Did Matthew “sit” in his tax collectors booth and think about his life? Regret some of his decisions? Why would he be so eager to follow Jesus? Was he willing to do anything to be loved?

In verse 13 we read that Jesus again went beside the sea to teach the crowds which gathered around Him. Was this common for Him?

In verse 15 we read many sinners followed Jesus. It is still true. But Jesus accepts and welcomes us – me. Jesus said that he had not come to call the righteous – did anyone think that was an insult, as who can be righteous before God? What was His tone of voice when He made that statement? Abraham was considered righteous because he believed in God’s promise to him.

Question about fasting – perhaps it was in preparation for a Jewish religious feast.  Here Jesus identifies Himself as the “bridegroom” – a clue to who He is. When Jesus speaks of new wine and wine skins, is that an allusion to the New Covenant?

On a sabbath day Jesus and His disciples walked through a field of grain. Where was this? We are not told. The Law limits how far one can walk on the sabbath. It sounds as though this is the first rule Jesus broke that day – that had been seen by His enemies. Then the disciples pick some grain and eat it – another broken rule either stealing or working to gain food on the sabbath. The Pharisees witness the event. Were some following Him everywhere He went? They would have broken a rule as well – walking more than allowed. When the Pharisees question Jesus, He reminds them why there is a sabbath. Yes, it is to worship God, but it is for the benefit of man – to allow man a time of refreshment, a time to praise God, to meditate on God and life, to enjoy the fruits of his labor and his family. The Pharisees, by their strict interpretation of the Law, have enslaved man, not given them the freedom God wants for us. They Jesus says, because of all of this, He, the Son of Man, is “Lord of the sabbath”. So once again Jesus gives strong clues as to Who He is.

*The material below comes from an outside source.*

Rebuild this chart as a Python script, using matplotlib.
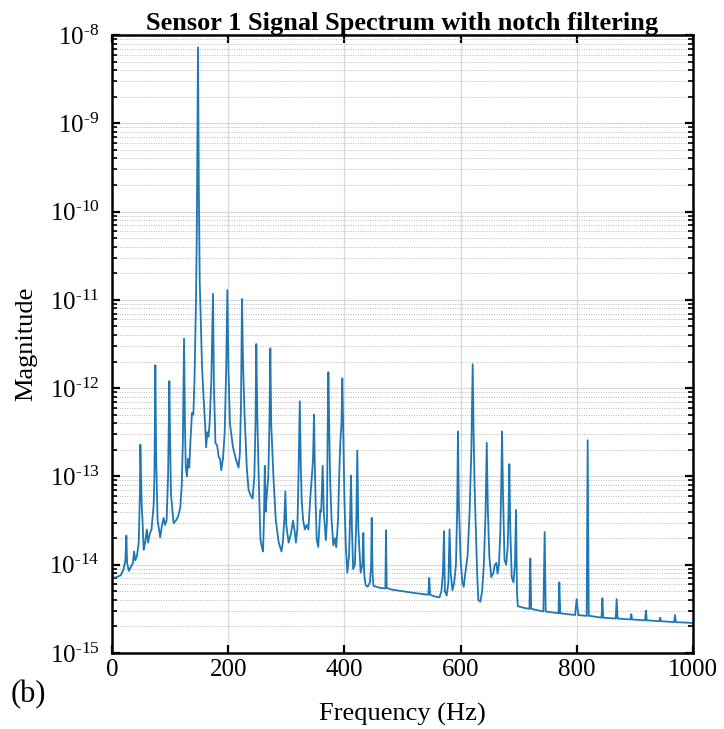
import numpy as np
import matplotlib
matplotlib.use("Agg")
import matplotlib.pyplot as plt
from matplotlib.ticker import FixedLocator, NullFormatter, FuncFormatter

# ---- data (frequency in Hz, log10 of magnitude) ----
freq_hz = [
    0, 8, 15, 20, 23, 24.7, 26, 29, 33, 36, 38, 40, 43, 46, 48, 48.8, 50, 51, 52.5, 54.5,
    57, 60, 62, 65, 68, 71.7, 73, 74.6, 76, 78.5, 83, 86, 89, 91, 94, 96.5, 98.7, 100, 101.5, 106,
    110, 114, 117.6, 120, 122, 124, 125.5, 127, 129, 131, 133, 135, 137.7, 140, 142, 144.6, 146, 148, 149.5, 151,
    153, 155, 157.5, 160.5, 162, 164, 166, 168, 171, 173.8, 175.5, 178, 181, 183.6, 186, 188, 191, 194, 196.5, 198.5,
    200.5, 203, 208, 213, 217.8, 220, 222, 223.7, 225.5, 228, 232, 235, 239, 242, 245, 247, 248.4, 250, 252.6, 255.5,
    258, 260, 261.5, 263, 264.5, 266.5, 269, 271, 272.5, 274, 278, 282, 287, 291.6, 294, 296.5, 298.4, 300, 304, 308,
    311.5, 314, 316.5, 319, 321, 323.2, 325, 326.5, 329, 332, 335, 338, 341, 344, 346, 347.7, 349, 350.5, 352.4, 355,
    357, 358.5, 360, 362.6, 364.5, 368, 370, 371, 372.4, 374, 375.5, 378, 381, 384, 386, 389, 391, 393, 395, 396.4,
    398, 400, 402.5, 405, 408, 410, 411.4, 413, 415, 418, 420.5, 422.2, 424, 428, 431, 432.6, 434, 436.5, 440, 444,
    446, 447, 448.5, 450, 460, 470.5, 471.6, 472.8, 480, 500, 520, 544.5, 546, 547.5, 556, 563.6, 567, 569.5, 571.4, 573,
    576, 579, 581, 583, 586, 589, 592, 594, 595.5, 597, 600, 603, 605.4, 608, 612, 615.5, 618.5, 620.8, 622.5, 624,
    626.5, 628.5, 630.5, 634, 637, 640, 643, 645, 647, 649.5, 652.7, 656, 659, 661.8, 663.5, 666, 668.5, 670, 671.3, 673,
    675.6, 678.5, 681, 682.5, 683.9, 685.5, 688, 691, 693.5, 695.4, 697, 698.5, 710, 718.5, 720, 721.5, 742.5, 744.7, 746.5, 768.5,
    769.9, 771.5, 797, 799.8, 802.5, 817, 818.7, 820.5, 823, 842.5, 844, 845.5, 867, 868.6, 870.2, 892.5, 893.8, 895, 917.5, 919,
    920.5, 942, 943.5, 945, 967.5, 969, 970.5, 1000,
]
log10_magnitude = [
    -14.15, -14.14, -14.12, -14.05, -13.95, -13.67, -13.98, -14.07, -14.02, -13.98, -13.85, -13.95, -13.90, -13.75, -13.20, -12.64, -13.00, -13.30, -13.50, -13.83,
    -13.75, -13.60, -13.75, -13.65, -13.60, -13.32, -13.00, -11.74, -12.80, -13.50, -13.69, -13.55, -13.47, -13.55, -13.50, -13.00, -11.92, -12.60, -13.20, -13.53,
    -13.50, -13.45, -13.35, -13.10, -12.60, -11.44, -12.40, -12.90, -13.00, -12.80, -12.90, -12.60, -12.28, -12.30, -11.90, -11.00, -10.20, -8.14, -9.80, -10.80,
    -11.30, -11.76, -12.10, -12.44, -12.67, -12.50, -12.55, -12.40, -11.90, -10.93, -12.00, -12.62, -12.65, -12.78, -12.80, -12.93, -12.80, -12.50, -11.80, -10.89,
    -11.80, -12.40, -12.66, -12.80, -12.90, -12.75, -12.20, -10.99, -11.70, -12.28, -12.90, -13.15, -13.22, -13.25, -13.00, -12.40, -11.50, -12.30, -13.03, -13.72,
    -13.80, -13.85, -13.50, -12.88, -13.40, -13.20, -13.00, -12.40, -11.55, -12.40, -13.03, -13.50, -13.75, -13.85, -13.75, -13.50, -13.17, -13.55, -13.75, -13.65,
    -13.50, -13.60, -13.75, -13.60, -13.00, -12.15, -12.90, -13.27, -13.50, -13.60, -13.55, -13.60, -13.27, -13.00, -12.80, -12.30, -12.85, -13.30, -13.72, -13.80,
    -13.55, -13.38, -13.40, -12.88, -13.40, -13.72, -13.50, -12.60, -11.82, -12.50, -13.05, -13.50, -13.78, -13.70, -13.80, -13.50, -13.00, -12.60, -12.40, -11.89,
    -12.50, -13.26, -13.80, -14.09, -13.90, -13.40, -12.99, -13.60, -14.05, -14.00, -13.50, -12.71, -13.60, -14.09, -14.00, -13.64, -14.10, -14.23, -14.25, -14.20,
    -14.00, -13.47, -14.10, -14.24, -14.26, -14.27, -13.61, -14.26, -14.28, -14.30, -14.32, -14.34, -14.15, -14.34, -14.36, -14.37, -14.30, -14.10, -13.62, -14.30,
    -14.35, -14.20, -13.60, -14.10, -14.29, -14.20, -14.00, -13.40, -12.49, -13.30, -13.95, -14.20, -14.25, -14.10, -13.90, -13.40, -12.70, -11.73, -12.55, -13.10,
    -13.64, -14.10, -14.40, -14.42, -14.30, -14.00, -13.40, -12.62, -13.40, -13.91, -14.14, -14.10, -14.00, -13.98, -14.10, -14.00, -13.60, -13.10, -12.49, -13.20,
    -13.95, -14.00, -13.80, -13.40, -12.86, -13.60, -14.14, -14.20, -14.00, -13.38, -14.30, -14.47, -14.49, -14.50, -13.93, -14.50, -14.53, -13.63, -14.53, -14.55,
    -14.20, -14.55, -14.57, -14.39, -14.57, -14.58, -12.59, -14.58, -14.58, -14.60, -14.38, -14.60, -14.61, -14.39, -14.61, -14.62, -14.56, -14.62, -14.63, -14.52,
    -14.63, -14.64, -14.60, -14.64, -14.65, -14.57, -14.65, -14.66,
]

x_ticks = [0, 200, 400, 600, 800, 1000]
y_decades = [-15, -14, -13, -12, -11, -10, -9, -8]
title_text = "Sensor 1 Signal Spectrum with notch filtering"
x_label = "Frequency (Hz)"
y_label = "Magnitude"
panel_label = "(b)"

magnitude = 10.0 ** np.asarray(log10_magnitude)
y_major = [10.0 ** e for e in y_decades]
y_minor = [m * 10.0 ** e for e in y_decades[:-1] for m in range(2, 10)]

plt.rcParams["font.family"] = ["Liberation Serif", "DejaVu Serif"]
plt.rcParams["mathtext.fontset"] = "custom"
plt.rcParams["mathtext.rm"] = "Liberation Serif"
plt.rcParams["mathtext.it"] = "Liberation Serif:italic"
plt.rcParams["mathtext.bf"] = "Liberation Serif:bold"

fig = plt.figure(figsize=(7.24, 7.29), dpi=100)
ax = fig.add_axes([112 / 724, 1 - 653 / 729, (693 - 112) / 724, (653 - 35) / 729])

ax.plot(freq_hz, magnitude, color="#1f77b4", linewidth=1.3)
ax.set_yscale("log")
ax.set_xlim(0, 1000)
ax.set_ylim(1e-15, 1e-8)


def ylog_fmt(v, pos):
    e = int(round(np.log10(v)))
    sign = r"\text{-}" if e < 0 else ""
    return r"$\mathregular{10^{%s%d}}$" % (sign, abs(e))


ax.xaxis.set_major_locator(FixedLocator(x_ticks))
ax.yaxis.set_major_locator(FixedLocator(y_major))
ax.yaxis.set_minor_locator(FixedLocator(y_minor))
ax.yaxis.set_minor_formatter(NullFormatter())
ax.yaxis.set_major_formatter(FuncFormatter(ylog_fmt))

ax.grid(True, which="major", color="#d9d9d9", linewidth=0.9, linestyle="-")
ax.grid(True, which="minor", axis="y", color="#b8b8b8", linewidth=0.7, linestyle=(0, (1, 1.5)))
ax.set_axisbelow(True)

ax.tick_params(which="both", direction="in", top=True, right=True, colors="black", labelsize=18)
ax.tick_params(which="major", length=6, width=1.6)
ax.tick_params(which="minor", length=3.5, width=1.2)
ax.tick_params(axis="x", pad=4)
ax.tick_params(axis="y", pad=9)
for s in ax.spines.values():
    s.set_linewidth(1.8)
    s.set_color("black")

ax.set_title(title_text, fontsize=19, fontweight="bold", pad=1)
ax.set_xlabel(x_label, fontsize=19)
ax.xaxis.set_label_coords(0.5, -0.080)
ax.set_ylabel(y_label, fontsize=19)
ax.yaxis.set_label_coords(-0.129, 0.5)
fig.text(11 / 724, 1 - 695 / 729, panel_label, fontsize=22, va="center", ha="left")

fig.savefig("out.png", dpi=100)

After this Jesus enters a synagogue. It is still the sabbath. Again the Pharisees are watching to see what He would do – they should have been worshiping, meditating not casting their eyes about watching. Knowing this, Jesus asks them if it would be against the Law to cure the man with the withered hand. They will not answer. Have they no compassion on the suffering of the man? Why is the man allowed in the synagogue? Is it only the Temple where sick people are not allowed? Jesus became angry and grieved that the Pharisees would be so heartless, to not recognize the suffering. So Jesus heals the man, incurring the rancor of the Pharisees again, who enlist Herodians to help them destroy Jesus.